Investigating protective mechanisms of gut bacteria in C. elegans models of Parkinson’s disease

In the past years, the collective community of microorganisms found in the human gut (the gut microbiome), has emerged as a new important player influencing Parkinson’s Disease (PD). Specifically, the composition of the gut microbiome was shown to differ between PD patients and healthy individuals and these differences correlate with the severity of the symptoms. Understanding the molecular mechanisms by which gut bacteria interact with the host to alter physiology in remote tissues, can lead to novel prognostic and therapeutic interventions for PD. However, how single species of the gut microbiome affect manifestations of the disease remains unclear.
In people with Parkinson’s, the protein alpha-synuclein (α-syn) builds up and forms toxic clumps which induce the degeneration of specific dopamine-producing neurons. Using a worm model of PD expressing the α-syn, we tested the effect of commercially available probiotic bacteria in the formation of toxic protein aggregates. We identified a strongly protective effect when worms were fed the strain Bacillus subtilis PXN21 (isolated from Bio-Kult), in comparison to the regular worm’s diet. The main goal of this project was to study how this probiotic induces the protective effect, at the molecular level. We proposed to elucidate this by focusing on both organisms in the interaction: the bacteria and the worms. We aimed to explore the physiological changes induced by B. subtilis in the worms by studying the overall gene expression in the host. From the bacterial side, we proposed to identify specific genes and metabolic pathways used by B. subtilis to reduce protein aggregates by doing a single-gene deletion library screening.
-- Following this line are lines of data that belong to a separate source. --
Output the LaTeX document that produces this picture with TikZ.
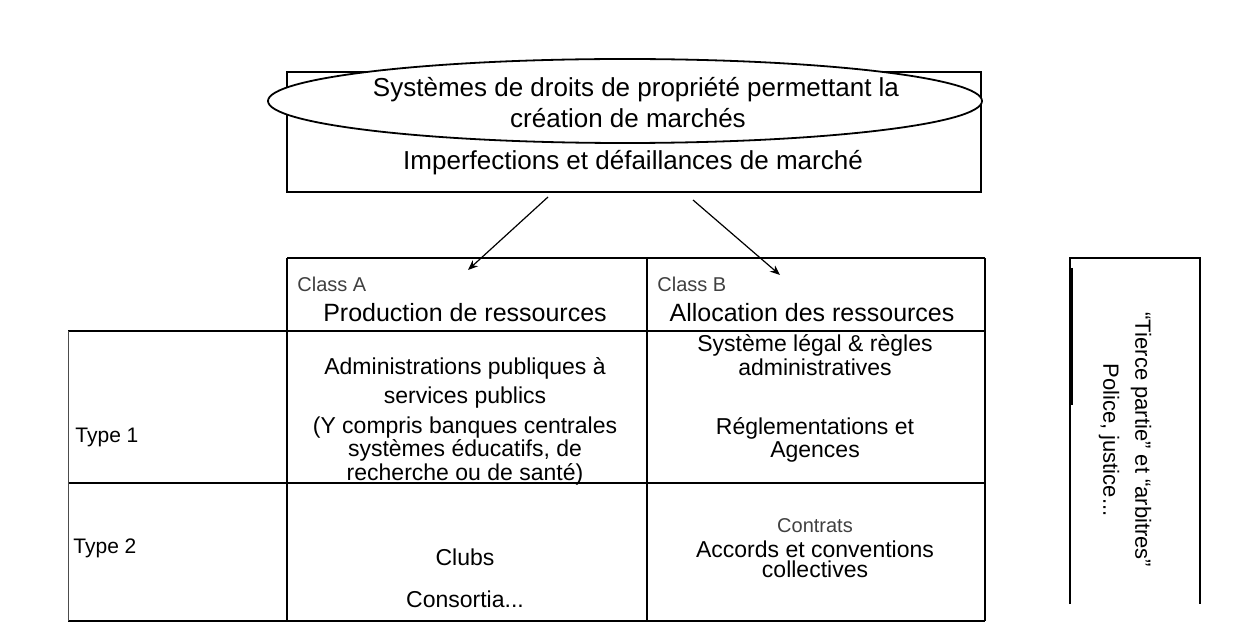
\documentclass[tikz,border=0pt]{standalone}
\usepackage{fontspec}
\setmainfont{Liberation Sans}
\usetikzlibrary{shapes.geometric,arrows.meta}
\begin{document}
\begin{tikzpicture}[x=0.5pt,y=-0.5pt,
  grid/.style={line width=0.9pt,black},
  thin/.style={line width=0.5pt,black!70},
  hand/.style={font=\fontsize{11.5}{10}\selectfont,align=center,inner sep=0pt},
  typed/.style={font=\fontsize{12.5}{14}\selectfont,inner sep=0pt},
  small/.style={font=\fontsize{10}{11}\selectfont,inner sep=0pt,text=black!75},
  arr/.style={-{Stealth[length=5pt,width=4pt]},line width=0.6pt}]
\useasboundingbox (0,0) rectangle (1236,636);
% top box
\node[draw,line width=0.8pt,minimum width=347pt,minimum height=60pt,inner sep=0pt] (box) at (634,132) {};
\node[draw,ellipse,fill=white,line width=0.9pt,minimum width=357pt,minimum height=42pt,inner sep=0pt] (ell) at (625,101) {};
\node[hand,font=\fontsize{13}{14}\selectfont] (e1) at (636,90) {Systèmes de droits de propriété permettant la};
\node[hand,font=\fontsize{13}{14}\selectfont] (e2) at (628,118) {création de marchés};
\node[typed,font=\fontsize{13}{14}\selectfont] (imp) at (633,163) {Imperfections et défaillances de marché};
% table lines
\coordinate (t1) at (287,258); \coordinate (t2) at (985,258);
\coordinate (h1) at (68,331);  \coordinate (h2) at (985,331);
\coordinate (m1) at (68,483);  \coordinate (m2) at (985,483);
\coordinate (b1) at (68,621);  \coordinate (b2) at (985,621);
\coordinate (v1a) at (287,258); \coordinate (v1b) at (287,621);
\coordinate (v2a) at (647,258); \coordinate (v2b) at (647,621);
\coordinate (v3a) at (985,258); \coordinate (v3b) at (985,621);
\coordinate (v0a) at (68,331);  \coordinate (v0b) at (68,621);
\draw[grid] (t1) -- (t2);
\draw[grid] (h1) -- (h2);
\draw[grid] (m1) -- (m2);
\draw[grid] (b1) -- (b2);
\draw[grid] (v1a) -- (v1b);
\draw[grid] (v2a) -- (v2b);
\draw[grid,line width=1.1pt] (v3a) -- (v3b);
\draw[thin] (v0a) -- (v0b);
% header texts
\node[small,anchor=west] (ca) at (297,284) {Class A};
\node[typed] (pa) at (465,313) {Production de ressources};
\node[small,anchor=west] (cb) at (657,284) {Class B};
\node[typed] (pb) at (812,313) {Allocation des ressources};
% arrows
\coordinate (s1) at (548,197); \coordinate (s2) at (693,200);
\coordinate (d1) at (468,270); \coordinate (d2) at (780,275);
\draw[arr] (s1) -- (d1);
\draw[arr] (s2) -- (d2);
% row labels
\node[typed,font=\fontsize{10.5}{12}\selectfont,anchor=west] (ty1) at (75,437) {Type 1};
\node[typed,font=\fontsize{10.5}{12}\selectfont,anchor=west] (ty2) at (73,548) {Type 2};
% cells row 1
\node[hand] (c11a) at (465,368) {Administrations publiques à};
\node[hand] (c11b) at (465,398) {services publics};
\node[hand] (c11c) at (465,451) {(Y compris banques centrales\\systèmes éducatifs, de\\recherche ou de santé)};
\node[hand] (c12a) at (815,355) {Système légal \& règles\\administratives};
\node[hand] (c12b) at (815,440) {Réglementations et\\Agences};
% cells row 2
\node[small] (ct) at (815,526) {Contrats};
\node[hand] (c22) at (815,559) {Accords et conventions\\collectives};
\node[hand] (c21a) at (465,557) {Clubs};
\node[hand] (c21b) at (465,599) {Consortia...};
% right box
\coordinate (r1) at (1070,604); \coordinate (r2) at (1070,258);
\coordinate (r3) at (1200,258); \coordinate (r4) at (1200,604);
\draw[grid] (r1) -- (r2) -- (r3) -- (r4);
\draw[line width=1.6pt] (1071,268) -- (1071,405);
\node[typed,font=\fontsize{11}{16}\selectfont,rotate=-90,align=center] (tp) at (1125,440) {“Tierce partie” et “arbitres”\\Police, justice...};
\end{tikzpicture}
\end{document}
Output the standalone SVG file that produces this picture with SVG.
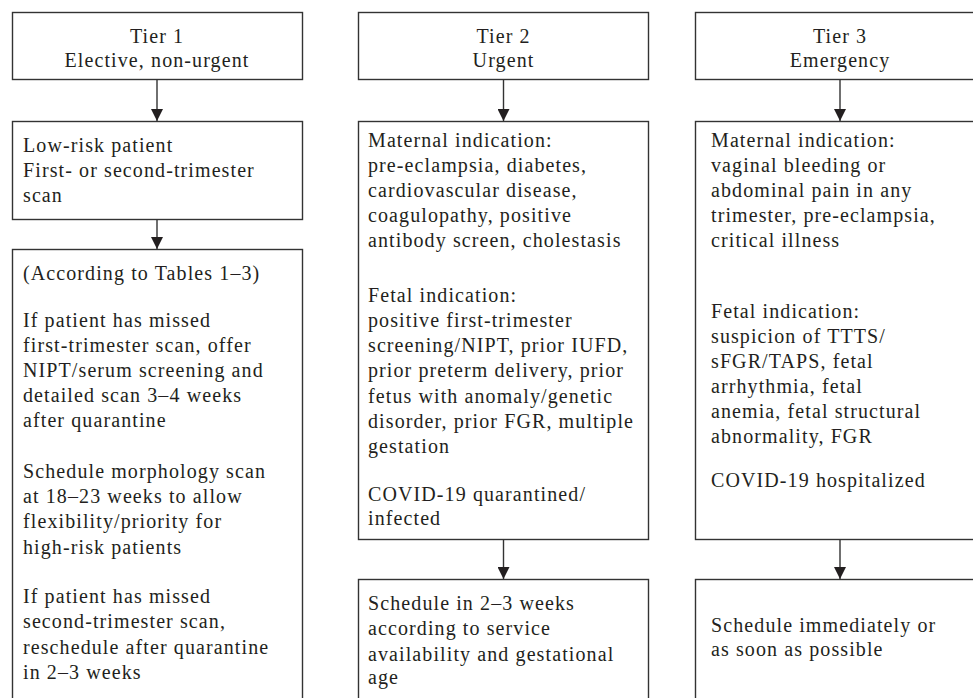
<svg xmlns="http://www.w3.org/2000/svg" width="973" height="698" viewBox="0 0 973 698">
<style>
.box{fill:#fff;stroke:#333;stroke-width:1.4}
.t{font-family:"Liberation Serif","Times New Roman",serif;font-size:20px;letter-spacing:1.1px;fill:#231f20}
.c{text-anchor:middle}
.conn{stroke:#333;stroke-width:1.4;fill:none;marker-end:url(#ah)}
</style>
<defs>
<marker id="ah" markerUnits="userSpaceOnUse" markerWidth="12" markerHeight="12" refX="12" refY="6" orient="auto">
<path d="M0,0 L12,6 L0,12 z" fill="#231f20"/>
</marker>
</defs>
<rect width="973" height="698" fill="#fff"/>

<g id="connectors">
<line class="conn" x1="157" y1="80" x2="157" y2="121"/>
<line class="conn" x1="157" y1="220" x2="157" y2="249"/>
<line class="conn" x1="503.5" y1="80" x2="503.5" y2="121"/>
<line class="conn" x1="503.5" y1="540" x2="503.5" y2="579"/>
<line class="conn" x1="840" y1="80" x2="840" y2="121"/>
<line class="conn" x1="840" y1="540" x2="840" y2="579"/>
</g>

<g id="tier1">
<rect class="box" x="12.5" y="12.5" width="290" height="67"/>
<text class="t c" x="157" y="43">Tier 1</text>
<text class="t c" x="157" y="67">Elective, non-urgent</text>
</g>

<g id="tier1-patient">
<rect class="box" x="12.5" y="121.5" width="290" height="98"/>
<text class="t" x="23" y="152">Low-risk patient</text>
<text class="t" x="23" y="177">First- or second-trimester</text>
<text class="t" x="23" y="202">scan</text>
</g>

<g id="tier1-plan">
<rect class="box" x="12.5" y="249.5" width="290" height="470"/>
<text class="t" x="23" y="280">(According to Tables 1–3)</text>
<text class="t" x="23" y="327">If patient has missed</text>
<text class="t" x="23" y="352">first-trimester scan, offer</text>
<text class="t" x="23" y="377">NIPT/serum screening and</text>
<text class="t" x="23" y="402">detailed scan 3–4 weeks</text>
<text class="t" x="23" y="427">after quarantine</text>
<text class="t" x="23" y="478">Schedule morphology scan</text>
<text class="t" x="23" y="503">at 18–23 weeks to allow</text>
<text class="t" x="23" y="528">flexibility/priority for</text>
<text class="t" x="23" y="554">high-risk patients</text>
<text class="t" x="23" y="603">If patient has missed</text>
<text class="t" x="23" y="628">second-trimester scan,</text>
<text class="t" x="23" y="654">reschedule after quarantine</text>
<text class="t" x="23" y="679">in 2–3 weeks</text>
</g>

<g id="tier2">
<rect class="box" x="358.5" y="12.5" width="290" height="67"/>
<text class="t c" x="503.5" y="43">Tier 2</text>
<text class="t c" x="503.5" y="67">Urgent</text>
</g>

<g id="tier2-indications">
<rect class="box" x="358.5" y="121.5" width="290" height="418"/>
<text class="t" x="368" y="147">Maternal indication:</text>
<text class="t" x="368" y="172">pre-eclampsia, diabetes,</text>
<text class="t" x="368" y="197">cardiovascular disease,</text>
<text class="t" x="368" y="222">coagulopathy, positive</text>
<text class="t" x="368" y="247">antibody screen, cholestasis</text>
<text class="t" x="368" y="302">Fetal indication:</text>
<text class="t" x="368" y="327">positive first-trimester</text>
<text class="t" x="368" y="352">screening/NIPT, prior IUFD,</text>
<text class="t" x="368" y="377">prior preterm delivery, prior</text>
<text class="t" x="368" y="403">fetus with anomaly/genetic</text>
<text class="t" x="368" y="428">disorder, prior FGR, multiple</text>
<text class="t" x="368" y="453">gestation</text>
<text class="t" x="368" y="501">COVID-19 quarantined/</text>
<text class="t" x="368" y="525">infected</text>
</g>

<g id="tier2-schedule">
<rect class="box" x="358.5" y="579.5" width="290" height="140"/>
<text class="t" x="368" y="610">Schedule in 2–3 weeks</text>
<text class="t" x="368" y="635">according to service</text>
<text class="t" x="368" y="661">availability and gestational</text>
<text class="t" x="368" y="684">age</text>
</g>

<g id="tier3">
<rect class="box" x="695.5" y="12.5" width="290" height="67"/>
<text class="t c" x="840" y="43">Tier 3</text>
<text class="t c" x="840" y="67">Emergency</text>
</g>

<g id="tier3-indications">
<rect class="box" x="695.5" y="121.5" width="290" height="418"/>
<text class="t" x="711" y="147">Maternal indication:</text>
<text class="t" x="711" y="172">vaginal bleeding or</text>
<text class="t" x="711" y="197">abdominal pain in any</text>
<text class="t" x="711" y="222">trimester, pre-eclampsia,</text>
<text class="t" x="711" y="247">critical illness</text>
<text class="t" x="711" y="318">Fetal indication:</text>
<text class="t" x="711" y="343">suspicion of TTTS/</text>
<text class="t" x="711" y="368">sFGR/TAPS, fetal</text>
<text class="t" x="711" y="393">arrhythmia, fetal</text>
<text class="t" x="711" y="418">anemia, fetal structural</text>
<text class="t" x="711" y="443">abnormality, FGR</text>
<text class="t" x="711" y="487">COVID-19 hospitalized</text>
</g>

<g id="tier3-schedule">
<rect class="box" x="695.5" y="579.5" width="290" height="140"/>
<text class="t" x="711" y="632">Schedule immediately or</text>
<text class="t" x="711" y="656">as soon as possible</text>
</g>
</svg>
We first fully characterized all the biological aspects of B. subtilis protection. We found that the probiotic prevents the formation of α-syn aggregates in early adulthood and during aging and it is able to extend the lifespan of the worms. We also showed that the protective effect is conserved among different B. subtilis strains. This diet is not only able to prevent aggregate formation, but also to clear already formed aggregates. Moreover, we found that the protection against α-syn aggregation correlates with improved healthspan (locomotion). Using comparative transcriptomics analysis, we identified host metabolic pathways that are differentially regulated by the probiotic, such as, innate immune response, redox processes, and lipid metabolism. Functional validation led us to the identification of the sphingolipid metabolism pathway as a key host mechanism that is altered by the bacteria to induce protection. Finally, by genetically manipulating the bacteria, we identified that biofilm formation and nitric oxide (NO) production are important for the protective effect during aging. Live bacteria and gut colonization aren’t required for early protection, which is partly mediated by additional protective metabolites. We are currently trying to fully identify the protective bacterial metabolic pathways.
The main results from this project were published in Goya et al, 2020 (https://doi.org/10.1016/j.celrep.2019.12.078(opens in new window)). We have extensively communicated our research findings in numerous scientific meetings such us the International C. elegans GSA meeting (2019 and 2021), the UK worm meeting (2019), the Second Latin American Worm Meeting (2020), the European worm meeting (2020), the XXXV Argentinean Society for Research in Neuroscience meeting (2020) and the Ageing in Isolation online seminar series.
As for public dissemination, following our press release from The University of Edinburgh (https://www.ed.ac.uk/biomedical-sciences/news/2018/probiotic-hope-for-parkinsons-disease(opens in new window)) our work was featured in Parkinson’s UK, Herald Scotland, Daily Mail UK, Neuroscience News, and iNews, among others. The lab has been involved in multiple events organized by the Edinburgh branch of Parkinson’s UK, which has given further dissemination to our research: https://www.parkinsons.org.uk/news/gut-bacteria-could-guard-against-parkinsons(opens in new window) https://www.edinburghparkinsons.org/towards-a-clinical-trial-to-assess-the-ability-of-a-probiotic-bacterium-to-protect-against-%CE%B1-synuclein-aggregation-in-parkinsons/(opens in new window).
All the relevant information about the project can be found in our lab webpage: https://www.ed.ac.uk/discovery-brain-sciences/our-staff/research-groups/maria-doitsidou(opens in new window)

B. subtilis PXN21 is a commercially available probiotic strain, safe for human consumption, with major potential to modify PD-related symptomatology in other models. Our findings have made new contributions to the exciting field of gut-brain interactions in PD and provided the functional basis for disease-modifying strategies through dietary interventions that alter gut microbiome composition.
More broadly, this project established a worm-bacteria dual model system to study proteostasis and PD that can be extended to find new protective species of the human gut microbiome. In this sense, this project has pioneered the use of C. elegans for microbiome studies and has demonstrated that the potential of this model to help elucidate single-bacterial species effects at the molecular level is endless.